> [Work to be completed]: Repeat the entire listing exactly.

> [Dataset extract]:
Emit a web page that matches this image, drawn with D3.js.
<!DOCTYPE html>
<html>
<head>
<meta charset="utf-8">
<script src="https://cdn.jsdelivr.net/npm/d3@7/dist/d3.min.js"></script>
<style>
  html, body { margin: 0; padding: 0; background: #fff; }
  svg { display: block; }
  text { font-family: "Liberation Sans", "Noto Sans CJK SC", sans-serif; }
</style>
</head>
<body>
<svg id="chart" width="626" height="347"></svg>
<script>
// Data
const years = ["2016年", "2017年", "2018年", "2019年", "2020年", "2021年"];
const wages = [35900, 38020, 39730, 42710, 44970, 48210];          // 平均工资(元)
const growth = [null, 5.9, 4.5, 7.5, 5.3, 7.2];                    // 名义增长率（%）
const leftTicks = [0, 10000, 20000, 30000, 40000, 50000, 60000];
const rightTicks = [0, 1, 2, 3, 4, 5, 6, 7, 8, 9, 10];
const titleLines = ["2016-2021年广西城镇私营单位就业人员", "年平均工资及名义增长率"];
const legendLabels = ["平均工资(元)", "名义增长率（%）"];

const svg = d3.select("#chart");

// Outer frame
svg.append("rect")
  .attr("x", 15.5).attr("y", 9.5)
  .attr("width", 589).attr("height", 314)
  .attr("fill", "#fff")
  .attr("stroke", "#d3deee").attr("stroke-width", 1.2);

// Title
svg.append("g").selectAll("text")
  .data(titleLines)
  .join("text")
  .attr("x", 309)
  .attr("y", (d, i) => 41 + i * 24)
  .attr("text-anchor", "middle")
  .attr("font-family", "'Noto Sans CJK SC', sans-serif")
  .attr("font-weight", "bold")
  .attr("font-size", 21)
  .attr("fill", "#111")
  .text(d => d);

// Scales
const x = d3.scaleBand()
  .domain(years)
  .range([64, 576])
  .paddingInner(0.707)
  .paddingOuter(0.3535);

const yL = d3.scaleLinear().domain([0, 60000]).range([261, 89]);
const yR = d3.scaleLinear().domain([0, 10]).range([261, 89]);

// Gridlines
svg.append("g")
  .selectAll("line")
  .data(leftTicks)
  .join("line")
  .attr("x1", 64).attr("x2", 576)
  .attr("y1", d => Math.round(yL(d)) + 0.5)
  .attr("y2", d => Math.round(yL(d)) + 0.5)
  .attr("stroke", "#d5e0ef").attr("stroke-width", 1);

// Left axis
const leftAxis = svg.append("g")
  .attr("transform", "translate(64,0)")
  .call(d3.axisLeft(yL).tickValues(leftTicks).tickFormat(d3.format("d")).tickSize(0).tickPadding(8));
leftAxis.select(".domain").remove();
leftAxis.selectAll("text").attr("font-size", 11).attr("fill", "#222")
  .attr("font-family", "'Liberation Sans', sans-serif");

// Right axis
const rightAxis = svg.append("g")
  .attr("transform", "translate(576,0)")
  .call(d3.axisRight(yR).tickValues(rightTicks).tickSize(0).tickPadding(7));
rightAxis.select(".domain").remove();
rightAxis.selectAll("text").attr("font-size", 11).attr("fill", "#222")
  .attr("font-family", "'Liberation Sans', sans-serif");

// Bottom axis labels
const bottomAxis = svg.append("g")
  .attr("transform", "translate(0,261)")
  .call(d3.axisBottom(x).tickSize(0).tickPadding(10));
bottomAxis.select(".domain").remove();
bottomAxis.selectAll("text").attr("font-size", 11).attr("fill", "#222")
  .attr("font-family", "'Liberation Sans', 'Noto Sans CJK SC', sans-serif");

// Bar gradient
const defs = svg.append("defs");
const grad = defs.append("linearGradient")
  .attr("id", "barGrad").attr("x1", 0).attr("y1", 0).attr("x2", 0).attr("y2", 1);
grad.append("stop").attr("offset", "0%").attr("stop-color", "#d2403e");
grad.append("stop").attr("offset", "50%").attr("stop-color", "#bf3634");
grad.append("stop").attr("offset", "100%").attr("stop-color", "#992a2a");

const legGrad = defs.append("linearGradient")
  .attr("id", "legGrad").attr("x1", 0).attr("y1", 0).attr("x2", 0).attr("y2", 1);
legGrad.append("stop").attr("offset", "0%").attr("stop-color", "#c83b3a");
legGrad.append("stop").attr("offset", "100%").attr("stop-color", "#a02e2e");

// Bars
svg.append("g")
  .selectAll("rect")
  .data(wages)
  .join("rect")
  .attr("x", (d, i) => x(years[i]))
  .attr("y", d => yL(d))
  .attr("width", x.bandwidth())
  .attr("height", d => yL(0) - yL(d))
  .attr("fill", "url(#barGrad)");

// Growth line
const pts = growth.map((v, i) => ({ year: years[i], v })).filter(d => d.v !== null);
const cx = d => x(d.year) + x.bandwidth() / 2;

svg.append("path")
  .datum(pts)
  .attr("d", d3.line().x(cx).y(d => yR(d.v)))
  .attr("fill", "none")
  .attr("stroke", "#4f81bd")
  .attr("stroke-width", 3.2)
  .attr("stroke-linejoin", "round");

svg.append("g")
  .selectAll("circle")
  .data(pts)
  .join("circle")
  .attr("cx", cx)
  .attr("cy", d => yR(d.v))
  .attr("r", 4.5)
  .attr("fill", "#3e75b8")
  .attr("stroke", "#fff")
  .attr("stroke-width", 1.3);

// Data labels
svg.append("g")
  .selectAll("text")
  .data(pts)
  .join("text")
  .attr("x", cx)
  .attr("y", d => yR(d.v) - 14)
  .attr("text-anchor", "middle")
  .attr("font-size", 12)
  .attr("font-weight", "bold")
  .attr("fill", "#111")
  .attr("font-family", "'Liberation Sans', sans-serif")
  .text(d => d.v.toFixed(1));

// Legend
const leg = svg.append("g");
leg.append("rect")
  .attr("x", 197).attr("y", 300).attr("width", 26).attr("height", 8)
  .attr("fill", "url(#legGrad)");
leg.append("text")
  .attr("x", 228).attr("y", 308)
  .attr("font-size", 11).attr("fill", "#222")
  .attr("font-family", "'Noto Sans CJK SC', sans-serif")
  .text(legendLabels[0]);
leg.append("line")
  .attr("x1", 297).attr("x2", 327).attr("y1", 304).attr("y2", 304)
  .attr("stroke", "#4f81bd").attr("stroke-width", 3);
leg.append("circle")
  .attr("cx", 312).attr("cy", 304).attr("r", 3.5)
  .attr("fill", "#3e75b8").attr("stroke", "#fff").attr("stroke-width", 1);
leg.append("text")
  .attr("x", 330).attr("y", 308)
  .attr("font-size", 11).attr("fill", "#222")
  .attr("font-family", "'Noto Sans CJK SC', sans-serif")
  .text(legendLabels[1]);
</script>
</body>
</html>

> [Full answer]:
Emit a web page that matches this image, drawn with D3.js.
<!DOCTYPE html>
<html>
<head>
<meta charset="utf-8">
<script src="https://cdn.jsdelivr.net/npm/d3@7/dist/d3.min.js"></script>
<style>
  html, body { margin: 0; padding: 0; background: #fff; }
  svg { display: block; }
  text { font-family: "Liberation Sans", "Noto Sans CJK SC", sans-serif; }
</style>
</head>
<body>
<svg id="chart" width="626" height="347"></svg>
<script>
// Data
const years = ["2016年", "2017年", "2018年", "2019年", "2020年", "2021年"];
const wages = [35900, 38020, 39730, 42710, 44970, 48210];          // 平均工资(元)
const growth = [null, 5.9, 4.5, 7.5, 5.3, 7.2];                    // 名义增长率（%）
const leftTicks = [0, 10000, 20000, 30000, 40000, 50000, 60000];
const rightTicks = [0, 1, 2, 3, 4, 5, 6, 7, 8, 9, 10];
const titleLines = ["2016-2021年广西城镇私营单位就业人员", "年平均工资及名义增长率"];
const legendLabels = ["平均工资(元)", "名义增长率（%）"];

const svg = d3.select("#chart");

// Outer frame
svg.append("rect")
  .attr("x", 15.5).attr("y", 9.5)
  .attr("width", 589).attr("height", 314)
  .attr("fill", "#fff")
  .attr("stroke", "#d3deee").attr("stroke-width", 1.2);

// Title
svg.append("g").selectAll("text")
  .data(titleLines)
  .join("text")
  .attr("x", 309)
  .attr("y", (d, i) => 41 + i * 24)
  .attr("text-anchor", "middle")
  .attr("font-family", "'Noto Sans CJK SC', sans-serif")
  .attr("font-weight", "bold")
  .attr("font-size", 21)
  .attr("fill", "#111")
  .text(d => d);

// Scales
const x = d3.scaleBand()
  .domain(years)
  .range([64, 576])
  .paddingInner(0.707)
  .paddingOuter(0.3535);

const yL = d3.scaleLinear().domain([0, 60000]).range([261, 89]);
const yR = d3.scaleLinear().domain([0, 10]).range([261, 89]);

// Gridlines
svg.append("g")
  .selectAll("line")
  .data(leftTicks)
  .join("line")
  .attr("x1", 64).attr("x2", 576)
  .attr("y1", d => Math.round(yL(d)) + 0.5)
  .attr("y2", d => Math.round(yL(d)) + 0.5)
  .attr("stroke", "#d5e0ef").attr("stroke-width", 1);

// Left axis
const leftAxis = svg.append("g")
  .attr("transform", "translate(64,0)")
  .call(d3.axisLeft(yL).tickValues(leftTicks).tickFormat(d3.format("d")).tickSize(0).tickPadding(8));
leftAxis.select(".domain").remove();
leftAxis.selectAll("text").attr("font-size", 11).attr("fill", "#222")
  .attr("font-family", "'Liberation Sans', sans-serif");

// Right axis
const rightAxis = svg.append("g")
  .attr("transform", "translate(576,0)")
  .call(d3.axisRight(yR).tickValues(rightTicks).tickSize(0).tickPadding(7));
rightAxis.select(".domain").remove();
rightAxis.selectAll("text").attr("font-size", 11).attr("fill", "#222")
  .attr("font-family", "'Liberation Sans', sans-serif");

// Bottom axis labels
const bottomAxis = svg.append("g")
  .attr("transform", "translate(0,261)")
  .call(d3.axisBottom(x).tickSize(0).tickPadding(10));
bottomAxis.select(".domain").remove();
bottomAxis.selectAll("text").attr("font-size", 11).attr("fill", "#222")
  .attr("font-family", "'Liberation Sans', 'Noto Sans CJK SC', sans-serif");

// Bar gradient
const defs = svg.append("defs");
const grad = defs.append("linearGradient")
  .attr("id", "barGrad").attr("x1", 0).attr("y1", 0).attr("x2", 0).attr("y2", 1);
grad.append("stop").attr("offset", "0%").attr("stop-color", "#d2403e");
grad.append("stop").attr("offset", "50%").attr("stop-color", "#bf3634");
grad.append("stop").attr("offset", "100%").attr("stop-color", "#992a2a");

const legGrad = defs.append("linearGradient")
  .attr("id", "legGrad").attr("x1", 0).attr("y1", 0).attr("x2", 0).attr("y2", 1);
legGrad.append("stop").attr("offset", "0%").attr("stop-color", "#c83b3a");
legGrad.append("stop").attr("offset", "100%").attr("stop-color", "#a02e2e");

// Bars
svg.append("g")
  .selectAll("rect")
  .data(wages)
  .join("rect")
  .attr("x", (d, i) => x(years[i]))
  .attr("y", d => yL(d))
  .attr("width", x.bandwidth())
  .attr("height", d => yL(0) - yL(d))
  .attr("fill", "url(#barGrad)");

// Growth line
const pts = growth.map((v, i) => ({ year: years[i], v })).filter(d => d.v !== null);
const cx = d => x(d.year) + x.bandwidth() / 2;

svg.append("path")
  .datum(pts)
  .attr("d", d3.line().x(cx).y(d => yR(d.v)))
  .attr("fill", "none")
  .attr("stroke", "#4f81bd")
  .attr("stroke-width", 3.2)
  .attr("stroke-linejoin", "round");

svg.append("g")
  .selectAll("circle")
  .data(pts)
  .join("circle")
  .attr("cx", cx)
  .attr("cy", d => yR(d.v))
  .attr("r", 4.5)
  .attr("fill", "#3e75b8")
  .attr("stroke", "#fff")
  .attr("stroke-width", 1.3);

// Data labels
svg.append("g")
  .selectAll("text")
  .data(pts)
  .join("text")
  .attr("x", cx)
  .attr("y", d => yR(d.v) - 14)
  .attr("text-anchor", "middle")
  .attr("font-size", 12)
  .attr("font-weight", "bold")
  .attr("fill", "#111")
  .attr("font-family", "'Liberation Sans', sans-serif")
  .text(d => d.v.toFixed(1));

// Legend
const leg = svg.append("g");
leg.append("rect")
  .attr("x", 197).attr("y", 300).attr("width", 26).attr("height", 8)
  .attr("fill", "url(#legGrad)");
leg.append("text")
  .attr("x", 228).attr("y", 308)
  .attr("font-size", 11).attr("fill", "#222")
  .attr("font-family", "'Noto Sans CJK SC', sans-serif")
  .text(legendLabels[0]);
leg.append("line")
  .attr("x1", 297).attr("x2", 327).attr("y1", 304).attr("y2", 304)
  .attr("stroke", "#4f81bd").attr("stroke-width", 3);
leg.append("circle")
  .attr("cx", 312).attr("cy", 304).attr("r", 3.5)
  .attr("fill", "#3e75b8").attr("stroke", "#fff").attr("stroke-width", 1);
leg.append("text")
  .attr("x", 330).attr("y", 308)
  .attr("font-size", 11).attr("fill", "#222")
  .attr("font-family", "'Noto Sans CJK SC', sans-serif")
  .text(legendLabels[1]);
</script>
</body>
</html>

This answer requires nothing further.